Multivariate logistic regression

Multivariate logistic regression is a type of data analysis that predicts any number of^[1] outcomes based on multiple^[2][3] independent variables.^[4][5][6] It is based on the assumption that the natural logarithm of the odds has a linear relationship with independent variables.^[7]

First, the baseline odds of a specific outcome compared to not having that outcome are calculated, giving a constant (intercept).^[8] Next, the independent variables are incorporated into the model, giving a regression coefficient (beta) and a "P" value for each independent variable.^[9] The "P" value determines how significantly the independent variable impacts the odds of having the outcome or not.^[10]

It is desirable to use as few variables as necessary,^[11] and to have at least 10 - 20 times as many observations as independent variables.^[12]

Multivariate logistic regression uses a formula similar to univariate logistic regression,^[13] but with multiple independent variables.

${\displaystyle \pi \left(x\right)={\frac {e^{\beta _{0}+\beta _{1}X_{1}+\beta _{2}X_{2}+\dots +\beta _{v}X_{v}}}{1+e^{\beta _{0}+\beta _{1}X_{1}+\beta _{2}X_{2}+\dots +\beta _{v}X_{v}}}}}$

where v is the number of independent variables. The following formula shows that multivariate logistic regression is simply a standard linear regression model:^[14]

${\displaystyle \mathrm {logit} \left(\pi \left(x\right)\right)=\beta _{0}+\beta _{1}X_{1}+\beta _{2}X_{2}+\dots +\beta _{v}X_{v}}$

The two main types of multivariate logistic regression are linear regression and logistic regression.

Linear regression produces results that show a linear relationship with a single independent variable (IV) and can be plotted on a graph as a straight line.^[15]

In contrast, logistic regression produces results that show a nonlinear relationship. As a result, plotting the data on a graph produces a curved line called a sigmoid. Unlike linear regression, logistic regression produces results based on two or more independent variables.^[16][17][5]

The odds ratio associated with a single independent variable can change when other independent variables are accounted for as well.^[18] However, the changes are usually insignificant, but they can indicate errors.^[19]

Multivariate logistic regression assumes that the different observations are independent.^[20] It also assumes that the natural logarithm of the odds ratio and the dependent variables show a linear relationship. However, it does not assume a normal distribution of the dependent variables.

A null hypothesis is an assumption that the independent variables do not have any impact on the dependent variable.^[21]

There are three main types of logistic regression dependent variables (DVs): Binary, multi-class, and ordinal.^[22]

A binary dependent variable is a variable with only two outcomes, and the possible values must be opposites of each other.^[23]

A multi-class dependent variable is a variable with at least three qualitative (non-numerical) outcomes, usually with a constant numerical stand-in.^[24]

An ordinal dependent variable is a variable with at least three possible outcomes, which are numerically different.^[25]

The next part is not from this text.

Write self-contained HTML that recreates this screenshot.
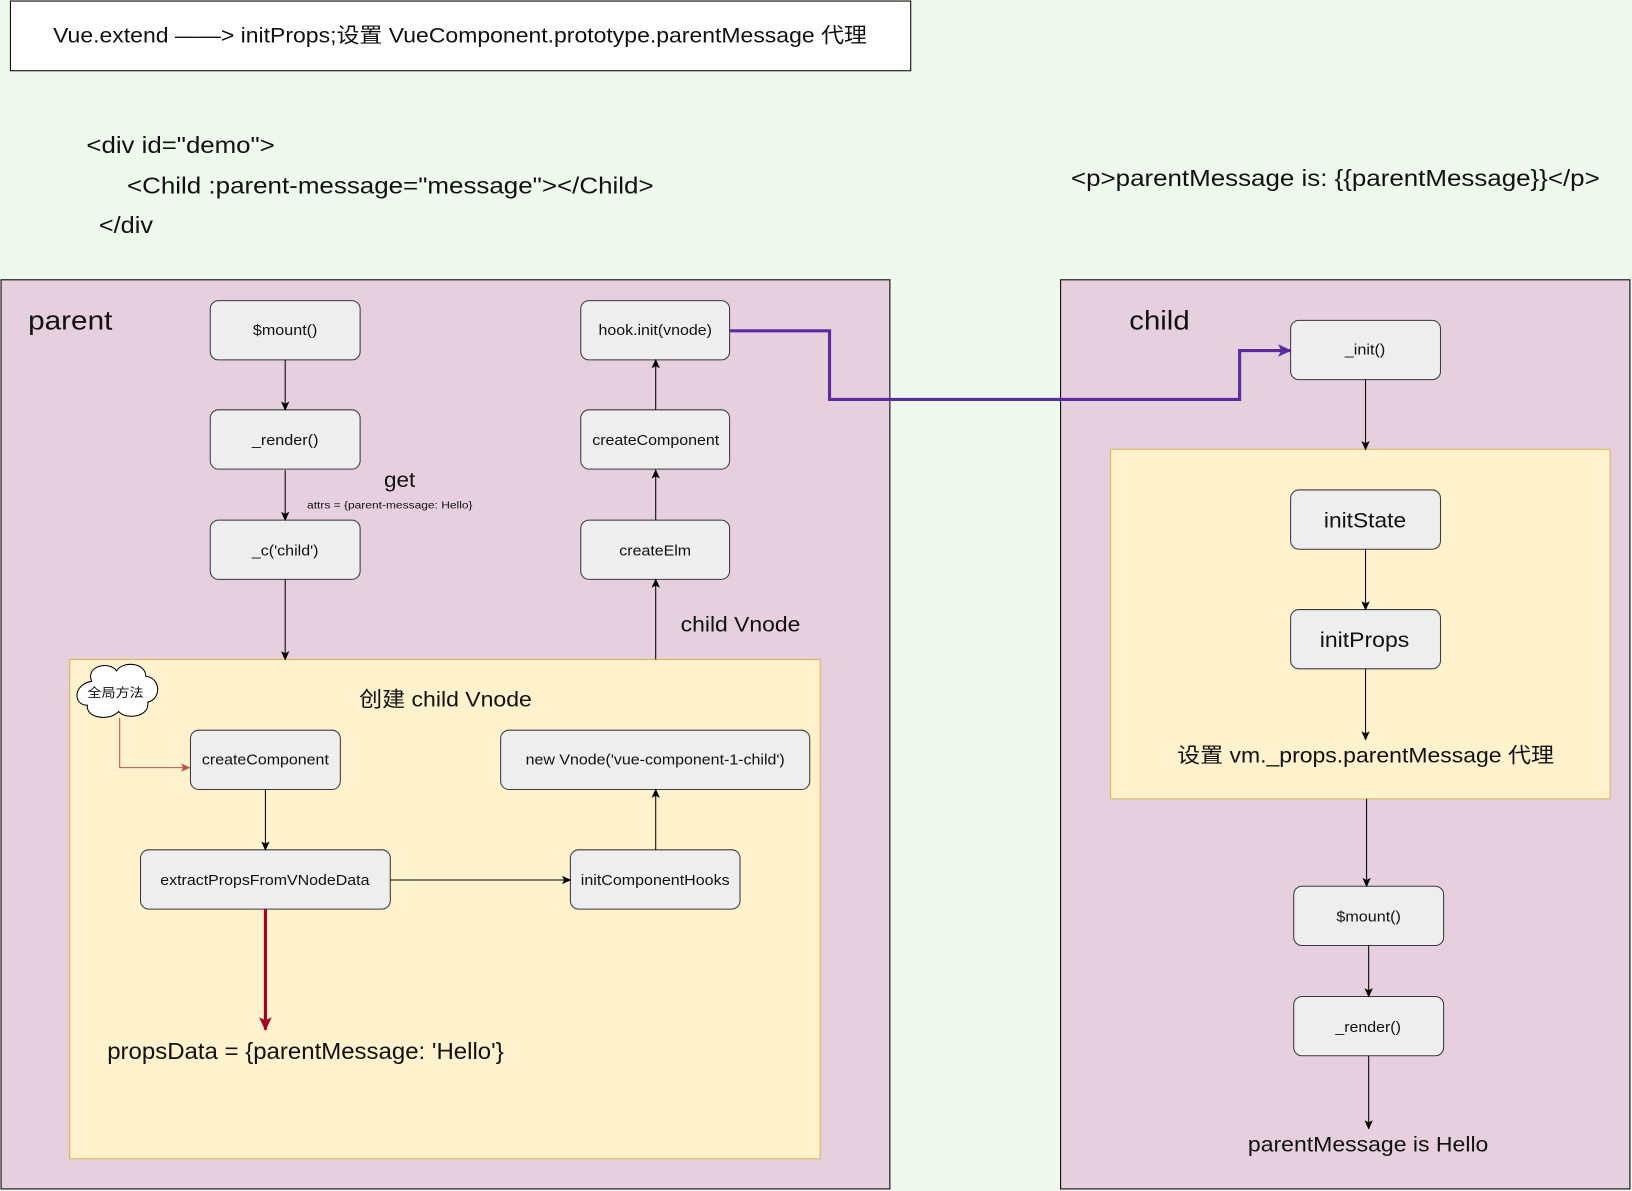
<!DOCTYPE html>
<html><head><meta charset="utf-8"><style>
html,body{margin:0;padding:0;background:#eef8ec;}
svg{display:block;}
text{font-family:"Liberation Sans","Noto Sans CJK SC",sans-serif;fill:#111;}
</style></head><body>
<svg width="1632" height="1191" viewBox="0 0 1568 1145" preserveAspectRatio="none" xmlns="http://www.w3.org/2000/svg">
<defs>
<marker id="a" markerWidth="10" markerHeight="10" refX="8" refY="5" orient="auto" markerUnits="userSpaceOnUse"><path d="M0,1 L9,5 L0,9 L2,5 z" fill="#000"/></marker>
<marker id="r" markerWidth="10" markerHeight="10" refX="8" refY="5" orient="auto" markerUnits="userSpaceOnUse"><path d="M0,1 L9,5 L0,9 L2,5 z" fill="#b85450"/></marker>
<marker id="c" markerWidth="14" markerHeight="16" refX="12" refY="7" orient="auto" markerUnits="userSpaceOnUse"><path d="M0,1 L13,7 L0,13 L3,7 z" fill="#a20025"/></marker>
<marker id="p" markerWidth="14" markerHeight="16" refX="12" refY="7" orient="auto" markerUnits="userSpaceOnUse"><path d="M0,1 L13,7 L0,13 L3,7 z" fill="#5a2ca0"/></marker>
</defs>
<rect x="0" y="0" width="1568" height="1145" fill="#eef8ec"/>
<rect x="10" y="1" width="865" height="67" fill="#fff" stroke="#000"/>
<text x="51" y="41" font-size="20" textLength="782" lengthAdjust="spacingAndGlyphs">Vue.extend ——&gt; initProps;设置 VueComponent.prototype.parentMessage 代理</text>
<text x="83" y="147" font-size="22" textLength="181" lengthAdjust="spacingAndGlyphs">&lt;div id="demo"&gt;</text>
<text x="122" y="186" font-size="22" textLength="506" lengthAdjust="spacingAndGlyphs">&lt;Child :parent-message="message"&gt;&lt;/Child&gt;</text>
<text x="95" y="224" font-size="22" textLength="52" lengthAdjust="spacingAndGlyphs">&lt;/div</text>
<text x="1029" y="179" font-size="22" textLength="508" lengthAdjust="spacingAndGlyphs">&lt;p&gt;parentMessage is: {{parentMessage}}&lt;/p&gt;</text>

<rect x="1" y="269" width="854" height="874" fill="#e6d0de" stroke="#000"/>
<text x="27" y="317" font-size="26" textLength="81" lengthAdjust="spacingAndGlyphs">parent</text>
<rect x="1019" y="269" width="547" height="874" fill="#e6d0de" stroke="#000"/>
<text x="1085" y="317" font-size="26" textLength="58" lengthAdjust="spacingAndGlyphs">child</text>

<rect x="67" y="634" width="721" height="480" fill="#fff2cc" stroke="#d6b656"/>
<rect x="1067" y="432" width="480" height="336" fill="#fff2cc" stroke="#d6b656"/>

<g fill="#eeeeee" stroke="#36393d">
<rect x="202" y="289" width="144" height="57" rx="8"/>
<rect x="202" y="394" width="144" height="57" rx="8"/>
<rect x="202" y="500" width="144" height="57" rx="8"/>
<rect x="558" y="289" width="143" height="57" rx="8"/>
<rect x="558" y="394" width="143" height="57" rx="8"/>
<rect x="558" y="500" width="143" height="57" rx="8"/>
<rect x="183" y="702" width="144" height="57" rx="8"/>
<rect x="481" y="702" width="297" height="57" rx="8"/>
<rect x="135" y="817" width="240" height="57" rx="8"/>
<rect x="548" y="817" width="163" height="57" rx="8"/>
<rect x="1240" y="308" width="144" height="57" rx="8"/>
<rect x="1240" y="471" width="144" height="57" rx="8"/>
<rect x="1240" y="586" width="144" height="57" rx="8"/>
<rect x="1243" y="852" width="144" height="57" rx="8"/>
<rect x="1243" y="958" width="144" height="57" rx="8"/>
</g>
<g font-size="14" lengthAdjust="spacingAndGlyphs">
<text x="243" y="322" textLength="62" lengthAdjust="spacingAndGlyphs">$mount()</text>
<text x="242" y="428" textLength="64" lengthAdjust="spacingAndGlyphs">_render()</text>
<text x="242" y="534" textLength="64" lengthAdjust="spacingAndGlyphs">_c('child')</text>
<text x="575" y="322" textLength="109" lengthAdjust="spacingAndGlyphs">hook.init(vnode)</text>
<text x="569" y="428" textLength="122" lengthAdjust="spacingAndGlyphs">createComponent</text>
<text x="595" y="534" textLength="69" lengthAdjust="spacingAndGlyphs">createElm</text>
<text x="194" y="735" textLength="122" lengthAdjust="spacingAndGlyphs">createComponent</text>
<text x="505" y="735" textLength="249" lengthAdjust="spacingAndGlyphs">new Vnode('vue-component-1-child')</text>
<text x="154" y="851" textLength="201" lengthAdjust="spacingAndGlyphs">extractPropsFromVNodeData</text>
<text x="558" y="851" textLength="143" lengthAdjust="spacingAndGlyphs">initComponentHooks</text>
<text x="1292" y="341" textLength="39" lengthAdjust="spacingAndGlyphs">_init()</text>
<text x="1284" y="886" textLength="62" lengthAdjust="spacingAndGlyphs">$mount()</text>
<text x="1283" y="992" textLength="63" lengthAdjust="spacingAndGlyphs">_render()</text>
</g>
<g font-size="20">
<text x="1272" y="507" textLength="79" lengthAdjust="spacingAndGlyphs">initState</text>
<text x="1268" y="622" textLength="86" lengthAdjust="spacingAndGlyphs">initProps</text>
<text x="1131" y="733" textLength="362" lengthAdjust="spacingAndGlyphs">设置 vm._props.parentMessage 代理</text>
<text x="1199" y="1107" textLength="231" lengthAdjust="spacingAndGlyphs">parentMessage is Hello</text>
<text x="345" y="679" textLength="166" lengthAdjust="spacingAndGlyphs">创建 child Vnode</text>
</g>
<text x="369" y="468" font-size="20" textLength="30" lengthAdjust="spacingAndGlyphs">get</text>
<text x="295" y="489" font-size="10" textLength="159" lengthAdjust="spacingAndGlyphs">attrs = {parent-message: Hello}</text>
<text x="654" y="607" font-size="20" textLength="115" lengthAdjust="spacingAndGlyphs">child Vnode</text>
<text x="103" y="1018" font-size="22" textLength="381" lengthAdjust="spacingAndGlyphs">propsData = {parentMessage: 'Hello'}</text>

<g stroke="#000" stroke-width="1" fill="none" marker-end="url(#a)">
<path d="M274 346V394"/><path d="M274 452V500"/><path d="M274 557V634"/>
<path d="M630 634V557"/><path d="M630 500V452"/><path d="M630 394V346"/>
<path d="M255 759V817"/><path d="M375 846H548"/><path d="M630 817V759"/>
<path d="M1312 365V432"/><path d="M1312 528V586"/><path d="M1312 643V711"/>
<path d="M1313 768V852"/><path d="M1315 909V958"/><path d="M1315 1015V1085"/>
</g>
<path d="M115 690V738H182" stroke="#b85450" fill="none" marker-end="url(#r)"/>
<path d="M255 874V990" stroke="#a20025" stroke-width="3" fill="none" marker-end="url(#c)"/>
<path d="M701 318H797V384H1191V337H1240" stroke="#5a2ca0" stroke-width="3" fill="none" marker-end="url(#p)"/>

<path d="M88 655 C82 640,105 635,112 645 C118 635,140 637,140 650 C155 652,155 672,142 675 C144 690,120 692,114 684 C105 694,82 690,84 678 C70 678,70 658,88 655 Z" fill="#fff" stroke="#000"/>
<text x="84" y="670" font-size="12" textLength="54" lengthAdjust="spacingAndGlyphs">全局方法</text>
</svg>
</body></html>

Multivariate logistic regression produces the following models:^[26]

Logit models distinguish independent and dependent variables.

Unlike logit models, log-linear models do not distinguish between categories of variables.

Probit models function similarly to logit models due to the similarities of normal and logistic distributions. However, since the independent variables are interpreted as standard deviations instead of odds ratios, these models are also more similar to linear models than logit models.

When scientists use logistic regression, they usually include as many independent variables as necessary.^[5]

Multivariate logistic regression is used by physicians to:^[27]

• associate certain characteristics with certain outcomes^[28]
• determine the effects of certain techniques
• give people with certain conditions appropriate treatments
• develop appropriate models^[29]

Multivariate logistic regression is also used to analyze customer preferences for products.^[30]

Multivariate logistic regressions are also used in machine learning.^[31]

While both multivariate logistic regression and multivariable logistic regression correlate multiple independent variables to outcomes, multivariate logistic regression correlates independent variables to multiple outcomes, while multivariable logistic regression correlates independent variables to a single outcome.^[32][3]